At least one of the at least 57 licensees – a company with a distribution permit in L.A. – said it was not contacted by the DCR until Dec. 14.
The company, which requested anonymity to discuss sensitive business dealings with the city, blamed the agency for not updating its industry rolodex.
The distributor’s spokesperson said the company “very deliberately and intentionally” updated the license contact information with the DCR when it purchased the distribution license from its original owner in mid-2019.
The spokesperson noted that DCR staffers “seem to be working from two different contact lists.”
“We got an email from the DCR on Monday saying, ‘We need you to submit not only your proof of payment but your completed receipts from your renewal application.’ We were like, ‘Renewal application? What do you mean?’” the spokesperson said. “That threw us into a scramble.”
Selan, the attorney who represents a longtime L.A. retailer, said her client had been told by the city Office of Finance that he could pay his fees on Nov. 4 because there weren’t any appointments available on Nov. 2, the due date.
The result has left her client in the situation of potentially losing his retail permit for good.
“My guy actually walked in the door and paid $57,000 in gross receipts taxes for one month on Nov. 4, and that was for his October revenue, and was not able to do his renewal the same day,” Selan said.
Other businesses might have simply missed the reminder emails, Selan said, adding that’s no reason to rescind their licenses.
As an example, Selan pointed to the leeway generally granted to mainstream businesses that might be late in paying their taxes to the federal government.
“You don’t pay your taxes on April 15, (the IRS doesn’t) make you cease existing,” Selan said. “There are penalties and interest. That’s fine. My client will happily pay whatever it is, just don’t take his business away.”
The DCR declined to release the names of the businesses whose licenses are at risk.

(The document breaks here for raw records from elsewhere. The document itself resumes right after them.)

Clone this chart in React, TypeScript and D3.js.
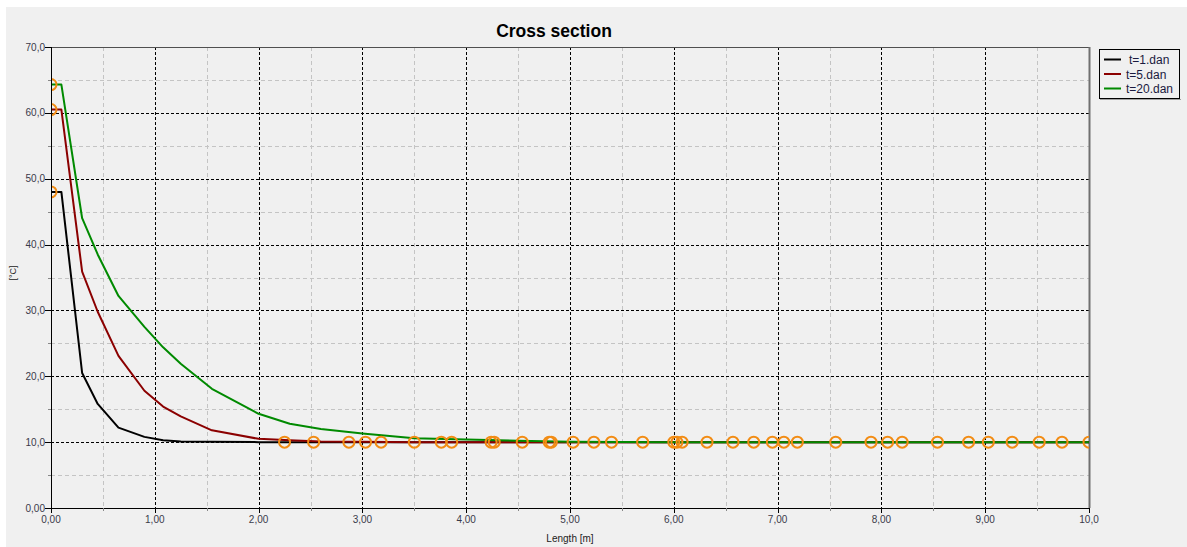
import * as d3 from "d3";

// distances along the section [m]
const depth = [0, 0.1, 0.3, 0.45, 0.65, 0.9, 1.08, 1.25, 1.55, 2.0, 2.3, 2.6, 3.0, 3.5, 4.0, 4.5, 5.0, 6.0, 7.0, 8.0, 9.0, 10.0];

const t1 = [48.0, 48.0, 20.5, 15.8, 12.2, 10.8, 10.3, 10.1, 10.05, 10.0, 10.0, 10.0, 10.0, 10.0, 10.0, 10.0, 10.0, 10.0, 10.0, 10.0, 10.0, 10.0];
const t5 = [60.5, 60.5, 35.9, 29.8, 23.1, 17.8, 15.4, 13.9, 11.8, 10.5, 10.3, 10.1, 10.05, 10.0, 10.0, 10.0, 10.0, 10.0, 10.0, 10.0, 10.0, 10.0];
const t20 = [64.3, 64.3, 44.0, 38.5, 32.2, 27.5, 24.4, 21.9, 18.1, 14.3, 12.8, 12.0, 11.3, 10.6, 10.4, 10.2, 10.05, 10.0, 10.0, 10.0, 10.0, 10.0];

const seriesNames = ["t=1.dan", "t=5.dan", "t=20.dan"];
const seriesColors = ["#000000", "#8b0000", "#008a00"];

// orange markers lying on the 10 °C line
const markerX = [2.25, 2.53, 2.87, 3.03, 3.18, 3.5, 3.76, 3.86, 4.24, 4.27, 4.54, 4.8, 4.82, 5.03, 5.23, 5.4, 5.7, 6.0, 6.03, 6.08, 6.32, 6.57, 6.77, 6.95, 7.06, 7.19, 7.56, 7.9, 8.06, 8.2, 8.54, 8.84, 9.03, 9.26, 9.52, 9.74, 10.0];
const markerT = 10.0;

const xTicks = [0, 1, 2, 3, 4, 5, 6, 7, 8, 9, 10];
const xTickLabels = ["0,00", "1,00", "2,00", "3,00", "4,00", "5,00", "6,00", "7,00", "8,00", "9,00", "10,0"];
const yTicks = [0, 10, 20, 30, 40, 50, 60, 70];
const yTickLabels = ["0,00", "10,0", "20,0", "30,0", "40,0", "50,0", "60,0", "70,0"];
const xMinor = [0.5, 1.5, 2.5, 3.5, 4.5, 5.5, 6.5, 7.5, 8.5, 9.5];
const yMinor = [5, 15, 25, 35, 45, 55, 65];

const W = 1187;
const H = 547;
const plot = { left: 51, top: 47, right: 1089, bottom: 508 };
const font = "'Liberation Sans', Arial, sans-serif";

export default function App() {
  const x = d3.scaleLinear().domain([0, 10]).range([plot.left, plot.right]);
  const y = d3.scaleLinear().domain([0, 70]).range([plot.bottom, plot.top]);
  const series = [t1, t5, t20];
  const line = d3
    .line<number>()
    .x((_, i) => x(depth[i]))
    .y((d) => y(d));

  return (
    <svg width={W} height={H} style={{ position: "fixed", left: 0, top: 0 }}>
      <rect x={0} y={0} width={W} height={H} fill="#ffffff" />
      <rect x={6} y={7} width={W - 6} height={H - 7} fill="#f0f0f0" />
      <defs>
        <clipPath id="plot-clip">
          <rect x={plot.left} y={plot.top} width={plot.right - plot.left} height={plot.bottom - plot.top} />
        </clipPath>
      </defs>

      <text x={554} y={37} textAnchor="middle" fontFamily={font} fontWeight="bold" fontSize={17.5} fill="#000">
        Cross section
      </text>

      {/* minor grid */}
      <g stroke="#c4c4c4" strokeWidth={1} strokeDasharray="4,3">
        {xMinor.map((v) => (
          <line key={"xm" + v} x1={Math.round(x(v)) + 0.5} x2={Math.round(x(v)) + 0.5} y1={plot.top} y2={plot.bottom} />
        ))}
        {yMinor.map((v) => (
          <line key={"ym" + v} x1={plot.left} x2={plot.right} y1={Math.round(y(v)) + 0.5} y2={Math.round(y(v)) + 0.5} />
        ))}
      </g>
      {/* major grid */}
      <g stroke="#000" strokeWidth={1} strokeDasharray="3,2">
        {xTicks.slice(1, -1).map((v) => (
          <line key={"xg" + v} x1={Math.round(x(v)) + 0.5} x2={Math.round(x(v)) + 0.5} y1={plot.top} y2={plot.bottom} />
        ))}
        {yTicks.slice(1, -1).map((v) => (
          <line key={"yg" + v} x1={plot.left} x2={plot.right} y1={Math.round(y(v)) + 0.5} y2={Math.round(y(v)) + 0.5} />
        ))}
      </g>

      {/* frame */}
      <line x1={plot.left} x2={plot.right} y1={plot.top + 0.5} y2={plot.top + 0.5} stroke="#505050" />
      <line x1={plot.right + 0.5} x2={plot.right + 0.5} y1={plot.top} y2={plot.bottom} stroke="#707070" strokeWidth={2} />

      {/* series */}
      <g clipPath="url(#plot-clip)" fill="none" strokeWidth={2} strokeLinejoin="round">
        {series.map((s, i) => (
          <path key={seriesNames[i]} d={line(s) ?? ""} stroke={seriesColors[i]} />
        ))}
      </g>

      {/* markers */}
      <g clipPath="url(#plot-clip)" fill="none" stroke="#f28c14" strokeWidth={2}>
        {series.map((s, i) => (
          <circle key={"s" + i} cx={x(depth[0])} cy={y(s[0])} r={5.5} />
        ))}
        {markerX.map((v, i) => (
          <circle key={"m" + i} cx={x(v)} cy={y(markerT)} r={5.5} />
        ))}
      </g>

      {/* axes */}
      <line x1={plot.left + 0.5} x2={plot.left + 0.5} y1={plot.top} y2={plot.bottom + 1} stroke="#000" />
      <line x1={plot.left} x2={plot.right + 1} y1={plot.bottom + 0.5} y2={plot.bottom + 0.5} stroke="#000" />

      <g fontFamily={font} fontSize={10} fill="#3a3a4a">
        {xTicks.map((v, i) => (
          <g key={"xt" + v}>
            <line x1={Math.round(x(v)) + 0.5} x2={Math.round(x(v)) + 0.5} y1={plot.bottom} y2={plot.bottom + 5} stroke="#000" />
            <text x={x(v)} y={plot.bottom + 15} textAnchor="middle">
              {xTickLabels[i]}
            </text>
          </g>
        ))}
        {xMinor.map((v) => (
          <line key={"xmt" + v} x1={Math.round(x(v)) + 0.5} x2={Math.round(x(v)) + 0.5} y1={plot.bottom} y2={plot.bottom + 3} stroke="#888" />
        ))}
        {yTicks.map((v, i) => (
          <g key={"yt" + v}>
            <line x1={plot.left - 6} x2={plot.left} y1={Math.round(y(v)) + 0.5} y2={Math.round(y(v)) + 0.5} stroke="#000" />
            <text x={plot.left - 6} y={y(v) + 3.5} textAnchor="end">
              {yTickLabels[i]}
            </text>
          </g>
        ))}
        {yMinor.map((v) => (
          <line key={"ymt" + v} x1={plot.left - 3} x2={plot.left} y1={Math.round(y(v)) + 0.5} y2={Math.round(y(v)) + 0.5} stroke="#888" />
        ))}
        <text x={570} y={542} textAnchor="middle" fill="#222">
          Length [m]
        </text>
        <text transform={`translate(16,${273}) rotate(-90)`} textAnchor="middle" fill="#222" fontSize={9}>
          [°C]
        </text>
      </g>

      {/* legend */}
      <g fontFamily={font} fontSize={12}>
        <rect x={1099.5} y={49.5} width={80} height={49} fill="#f0f0f0" stroke="#000" />
        <line x1={1100} x2={1181} y1={99.5} y2={99.5} stroke="#a0a0a0" />
        {seriesNames.map((n, i) => (
          <g key={n} transform={`translate(0,${59.5 + i * 14.5})`}>
            <line x1={1104} x2={1121} y1={0} y2={0} stroke={seriesColors[i]} strokeWidth={2} />
            <text x={i === 0 ? 1129 : 1126} y={4.5} fill="#1a1a40">
              {n}
            </text>
          </g>
        ))}
      </g>
    </svg>
  );
}
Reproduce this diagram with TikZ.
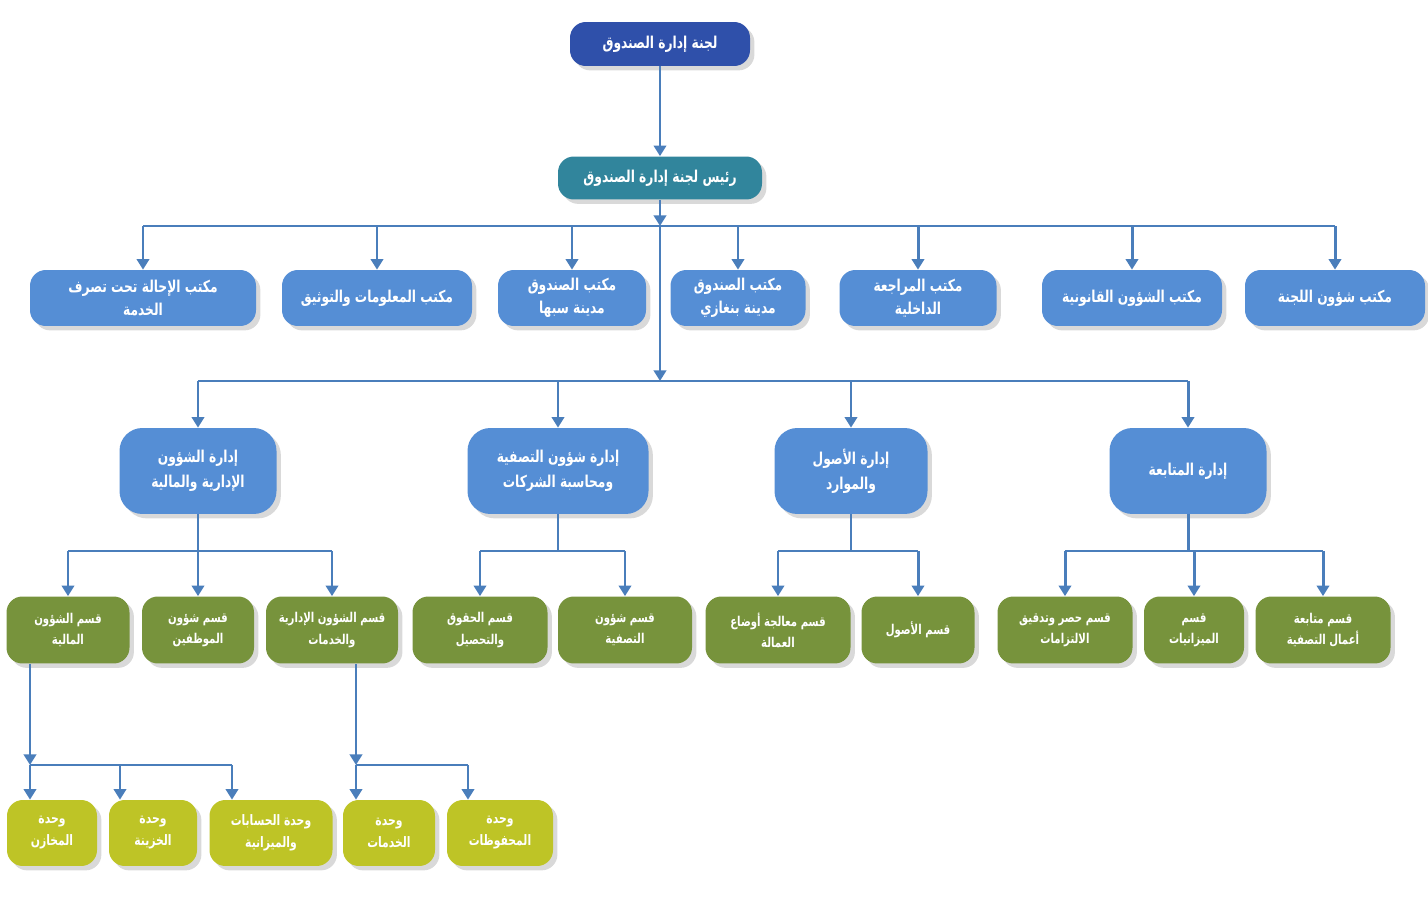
\documentclass[tikz,border=0pt]{standalone}
\usepackage{fontspec}
\usetikzlibrary{arrows.meta,shadows}
\TeXXeTstate=1
\newfontfamily\arabicfont[Script=Arabic,FakeStretch=0.75]{DejaVu Sans}
\newcommand{\ar}[1]{{\arabicfont\bfseries\beginR #1\endR}}

\definecolor{topblue}{RGB}{47,80,170}
\definecolor{teal}{RGB}{49,133,156}
\definecolor{offblue}{RGB}{85,142,213}
\definecolor{olive}{RGB}{119,147,60}
\definecolor{lime}{RGB}{190,196,38}
\definecolor{linkblue}{RGB}{74,126,187}

\tikzset{
  box/.style={rounded corners=9pt, text=white, align=center, inner sep=1pt,
    drop shadow={opacity=0.3, shadow xshift=2.5pt, shadow yshift=-2.5pt}},
  wd/.style={minimum width=#1*0.02cm},
  lvlzero/.style={box, fill=topblue, minimum height=0.88cm, font=\fontsize{9.3}{12}\selectfont},
  lvlchair/.style={box, fill=teal, minimum height=0.86cm, font=\fontsize{9.3}{12}\selectfont},
  office/.style={box, fill=offblue, minimum height=1.12cm, font=\fontsize{9.3}{13}\selectfont},
  dept/.style={box, fill=offblue, rounded corners=13pt, minimum height=1.72cm, font=\fontsize{9.3}{14}\selectfont},
  section/.style={box, fill=olive, minimum height=1.34cm, font=\fontsize{7.7}{12}\selectfont},
  unit/.style={box, fill=lime, minimum height=1.32cm, font=\fontsize{8.2}{12.5}\selectfont},
  link/.style={draw=linkblue, line width=1.7pt},
  arr/.style={link, -{Triangle[width=7pt,length=6pt]}}
}

\begin{document}
\begin{tikzpicture}[x=0.02cm,y=-0.02cm]
\useasboundingbox (0,0) rectangle (1428,899);

% committee and chairman
\node[lvlzero,wd=180] (board) at (660,44) {\ar{لجنة إدارة الصندوق}};
\node[lvlchair,wd=204] (chair) at (660,178) {\ar{رئيس لجنة إدارة الصندوق}};

% offices
\node[office,wd=226] (offref) at (143,298) {\ar{مكتب الإحالة تحت تصرف}\\\ar{الخدمة}};
\node[office,wd=190] (offinfo) at (377,298) {\ar{مكتب المعلومات والتوثيق}};
\node[office,wd=148] (offsabha) at (572,298) {\ar{مكتب الصندوق}\\\ar{مدينة سبها}};
\node[office,wd=135] (offbeng) at (738,298) {\ar{مكتب الصندوق}\\\ar{مدينة بنغازي}};
\node[office,wd=157] (offaudit) at (918,298) {\ar{مكتب المراجعة}\\\ar{الداخلية}};
\node[office,wd=180] (offlegal) at (1132,298) {\ar{مكتب الشؤون القانونية}};
\node[office,wd=180] (offcomm) at (1335,298) {\ar{مكتب شؤون اللجنة}};

% departments
\node[dept,wd=157] (depadm) at (198,471) {\ar{إدارة الشؤون}\\\ar{الإدارية والمالية}};
\node[dept,wd=181] (depliq) at (558,471) {\ar{إدارة شؤون التصفية}\\\ar{ومحاسبة الشركات}};
\node[dept,wd=153] (depass) at (851,471) {\ar{إدارة الأصول}\\\ar{والموارد}};
\node[dept,wd=157] (depfol) at (1188,471) {\ar{إدارة المتابعة}};

% sections
\node[section,wd=123] (secfin) at (68,630) {\ar{قسم الشؤون}\\\ar{المالية}};
\node[section,wd=112] (secstaff) at (198,630) {\ar{قسم شؤون}\\\ar{الموظفين}};
\node[section,wd=132] (secserv) at (332,630) {\ar{قسم الشؤون الإدارية}\\\ar{والخدمات}};
\node[section,wd=135] (secrights) at (480,630) {\ar{قسم الحقوق}\\\ar{والتحصيل}};
\node[section,wd=134] (secliq) at (625,630) {\ar{قسم شؤون}\\\ar{التصفية}};
\node[section,wd=145] (seclabor) at (778,630) {\ar{قسم معالجة أوضاع}\\\ar{العمالة}};
\node[section,wd=113] (secass) at (918,630) {\ar{قسم الأصول}};
\node[section,wd=135] (secaudit) at (1065,630) {\ar{قسم حصر وتدقيق}\\\ar{الالتزامات}};
\node[section,wd=100] (secbudg) at (1194,630) {\ar{قسم}\\\ar{الميزانيات}};
\node[section,wd=135] (secfol) at (1323,630) {\ar{قسم متابعة}\\\ar{أعمال التصفية}};

% units
\node[unit,wd=90] (unitstore) at (52,833) {\ar{وحدة}\\\ar{المخازن}};
\node[unit,wd=88] (unittreas) at (153,833) {\ar{وحدة}\\\ar{الخزينة}};
\node[unit,wd=123] (unitacc) at (271,833) {\ar{وحدة الحسابات}\\\ar{والميزانية}};
\node[unit,wd=92] (unitserv) at (389,833) {\ar{وحدة}\\\ar{الخدمات}};
\node[unit,wd=106] (unitarch) at (500,833) {\ar{وحدة}\\\ar{المحفوظات}};

% bus points
\coordinate (busone) at (660,226);
\coordinate (bustwo) at (660,381);
\coordinate (forkadm) at (198,551);
\coordinate (forkliq) at (558,551);
\coordinate (forkass) at (851,551);
\coordinate (forkfol) at (1188,551);
\coordinate (forkfin) at (30,765);
\coordinate (forktreas) at (120,765);
\coordinate (forkacc) at (232,765);
\coordinate (forkserv) at (356,765);
\coordinate (forkarch) at (468,765);

\draw[arr] (board) -- (chair);
\draw[arr] (chair) -- (busone);
\draw[link] (busone -| offref) -- (busone -| offcomm);
\foreach \n in {offref,offinfo,offsabha,offbeng,offaudit,offlegal,offcomm}
  \draw[arr] (busone -| \n) -- (\n);

\draw[arr] (busone) -- (bustwo);
\draw[link] (bustwo -| depadm) -- (bustwo -| depfol);
\foreach \n in {depadm,depliq,depass,depfol}
  \draw[arr] (bustwo -| \n) -- (\n);

\draw[link] (depadm) -- (forkadm);
\draw[link] (forkadm -| secfin) -- (forkadm -| secserv);
\foreach \n in {secfin,secstaff,secserv}
  \draw[arr] (forkadm -| \n) -- (\n);

\draw[link] (depliq) -- (forkliq);
\draw[link] (forkliq -| secrights) -- (forkliq -| secliq);
\foreach \n in {secrights,secliq}
  \draw[arr] (forkliq -| \n) -- (\n);

\draw[link] (depass) -- (forkass);
\draw[link] (forkass -| seclabor) -- (forkass -| secass);
\foreach \n in {seclabor,secass}
  \draw[arr] (forkass -| \n) -- (\n);

\draw[link] (depfol) -- (forkfol);
\draw[link] (forkfol -| secaudit) -- (forkfol -| secfol);
\foreach \n in {secaudit,secbudg,secfol}
  \draw[arr] (forkfol -| \n) -- (\n);

% units under the sections
\draw[arr] (forkfin |- secfin.south) -- (forkfin);
\draw[link] (forkfin) -- (forkacc);
\draw[arr] (forkfin) -- (forkfin |- unitstore.north);
\draw[arr] (forktreas) -- (forktreas |- unittreas.north);
\draw[arr] (forkacc) -- (forkacc |- unitacc.north);

\draw[arr] (forkserv |- secserv.south) -- (forkserv);
\draw[link] (forkserv) -- (forkarch);
\draw[arr] (forkserv) -- (forkserv |- unitserv.north);
\draw[arr] (forkarch) -- (forkarch |- unitarch.north);
\end{tikzpicture}
\end{document}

Los Angeles currently has 184 licensed retailers, according to the DCR website, along with 12 testing labs and 222 distributors, cultivators, manufacturers and other Phase Two licenses that were issued by the DCR, the agency said.
The distributor’s spokesperson who requested anonymity, however, said his company is looking for a substitute distribution permit in another Southern California municipality in order to continue operations without interruption and is contemplating abandoning its L.A. distribution permit.
“We are scrambling to see if we can obtain a distribution license in another city,” the spokesperson said. “We’re thinking, ‘Do we want to have a distribution license in the city of L.A., or do we want to just extricate ourselves from L.A., given how chaotic it is?’ We’re thinking seriously about leaving the city.”
For now, the distributor is planning on shuttering operations at the end of the day on New Year’s Eve.
But for others, such as Selan’s client, the situation could mean a complete business closure, depending on how the situation plays out legally with the DCR, the City Council and the BCC.
“The way the regulations are written, if you don’t have continuous operation and you’ve been shut down, you might have to reapply,” said the UCBA’s Kiloh, who added he’s fearful that the almost 60 businesses in question might “never open back up.”